Luton Magistrates’ Court was told that the chillers hadn’t been turned off and the aisle had never once been closed to the public as the problem first began on 5 June 2015, 63 days before the accident.
Over the two months to the day of the incident, Tesco called in maintenance engineers in several times, to no material effect. The engineers and other Tesco staff used machines to suck up the liquid, only for it to return because the leaks were continuous and the blockage was still there.
The court heard that management failed to implement a number of options to mitigate the risk, such as turning off refrigeration units, closing all or parts of the aisles affected or using barriers to restrict access. Staff working on the shop floor had been complaining to store management, and had been reduced in the absence of other effective measures being taken, to putting down flattened cardboard to try to soak up the leaks – thereby introducing a further trip hazard.
Tesco, whilst it admitted guilt, did not accept the extent of its offending, arguing that it bore only a medium level of culpability, and that the failures giving rise to the injury being sustained were failures local to the Jarman Way store, and that there was not a high likelihood of injury from slipping by reason of its safety failures.
District Judge Leigh-Smith had to hold several hearings and heard from a number of witnesses and experts. He found that Tesco had been highly culpable. The maintenance issues repeatedly reported through Tesco’s Bengaluru call centre should have been identified and addressed at area management level, and that there was a high likelihood of people slipping and sustaining a material level of injury.
Tesco admitted breaching s 2 and s 3 of the Health and Safety at Work Act, in that it failed to ensure the health and safety of Tesco staff, and its customers.

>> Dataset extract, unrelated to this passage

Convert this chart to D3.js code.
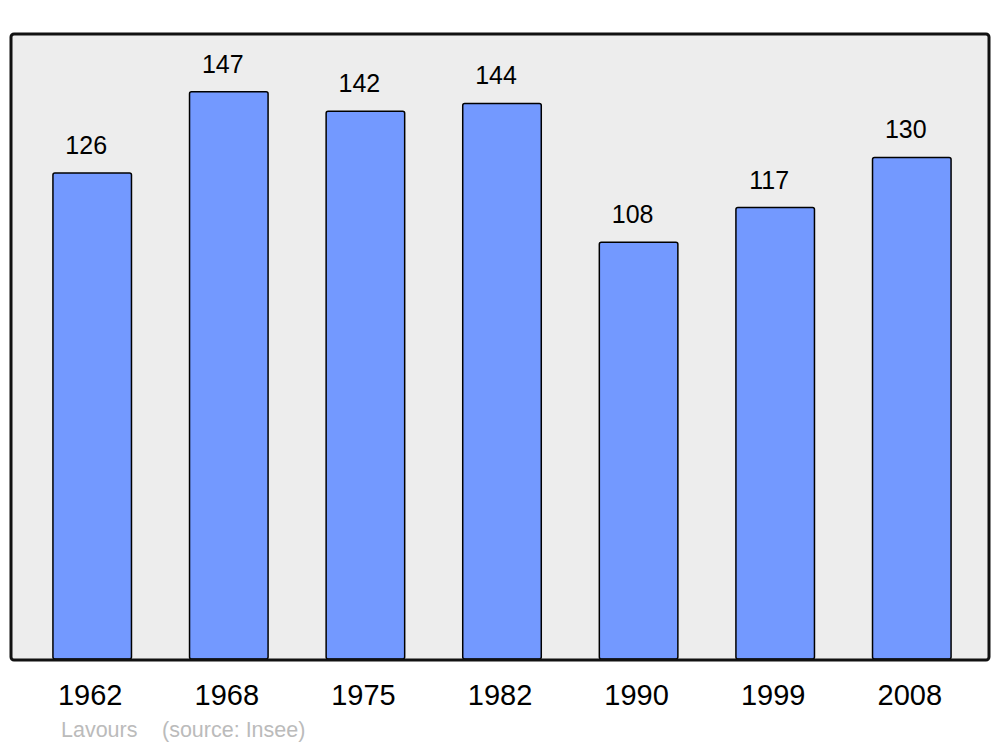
<!DOCTYPE html>
<html><head><meta charset="utf-8">
<script src="https://cdn.jsdelivr.net/npm/d3@7"></script>
<style>body{margin:0;background:#fff}svg{display:block}</style>
</head><body>
<script>
const years = ["1962","1968","1975","1982","1990","1999","2008"];
const values = [126,147,142,144,108,117,130];
const place = "Lavours";
const source = "(source: Insee)";

const W = 1000, H = 747;
const svg = d3.select("body").append("svg").attr("width", W).attr("height", H);
const frame = {x0: 11, y0: 34, x1: 989, y1: 660};

svg.append("rect").attr("x", frame.x0).attr("y", frame.y0)
  .attr("width", frame.x1 - frame.x0).attr("height", frame.y1 - frame.y0)
  .attr("rx", 3).attr("fill", "#ededed");

const x = d3.scaleBand().domain(years).range([11, 993]).paddingInner(0.425).paddingOuter(0.307);
const y = d3.scaleLinear().domain([0, 162]).range([659, 34]);

svg.selectAll("rect.bar").data(values).enter().append("rect").attr("class","bar")
  .attr("x", (d,i) => x(years[i]))
  .attr("y", d => y(d))
  .attr("width", x.bandwidth())
  .attr("height", d => y(0) - y(d))
  .attr("rx", 2)
  .attr("fill", "#7399ff").attr("stroke", "#000").attr("stroke-width", 1.5);

svg.selectAll("text.val").data(values).enter().append("text").attr("class","val")
  .attr("x", (d,i) => x(years[i]) + x.bandwidth()/2 - 6)
  .attr("y", d => y(d) - 19)
  .attr("text-anchor", "middle")
  .attr("font-family", "Liberation Sans, Arial, sans-serif")
  .attr("font-size", 25).attr("fill", "#000")
  .text(d => d);

svg.append("rect").attr("x", frame.x0).attr("y", frame.y0)
  .attr("width", frame.x1 - frame.x0).attr("height", frame.y1 - frame.y0)
  .attr("rx", 3).attr("fill", "none").attr("stroke", "#111").attr("stroke-width", 3);

const xAxis = svg.append("g").attr("transform", `translate(0,${frame.y1})`)
  .call(d3.axisBottom(x).tickSize(0).tickPadding(0));
xAxis.select(".domain").remove();
xAxis.selectAll("text")
  .attr("dx", -2).attr("y", 45).attr("dy", 0)
  .attr("font-family", "Liberation Sans, Arial, sans-serif")
  .attr("font-size", 29).attr("fill", "#000");

svg.append("text").attr("x", 61).attr("y", 737)
  .attr("font-family", "Liberation Sans, Arial, sans-serif")
  .attr("font-size", 21.5).attr("fill", "#bbbbbb").text(place);
svg.append("text").attr("x", 162).attr("y", 737)
  .attr("font-family", "Liberation Sans, Arial, sans-serif")
  .attr("font-size", 21.5).attr("fill", "#bbbbbb").text(source);
</script>
</body></html>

Costs will be awarded at a later date.
Councillor Julie Banks, Dacorum Borough Council’s portfolio holder for community and regulatory services, said the investigation lasted more than four years.
“We will always take action where we deem it necessary to protect the public. This case sends out an important message, highlighting the need for businesses to comply with health and safety law and take all appropriate measures to prevent risk of injury to their employees and the public.”
According to Hemel Today, a spokesperson for Tesco said: “Nothing is more important to us than the safety of our colleagues and customers and we are deeply sorry for this accident.
“Since this happened in 2015, we’ve given all staff at this store improved training in health and safety and maintenance escalation procedures to make sure this doesn’t happen again.”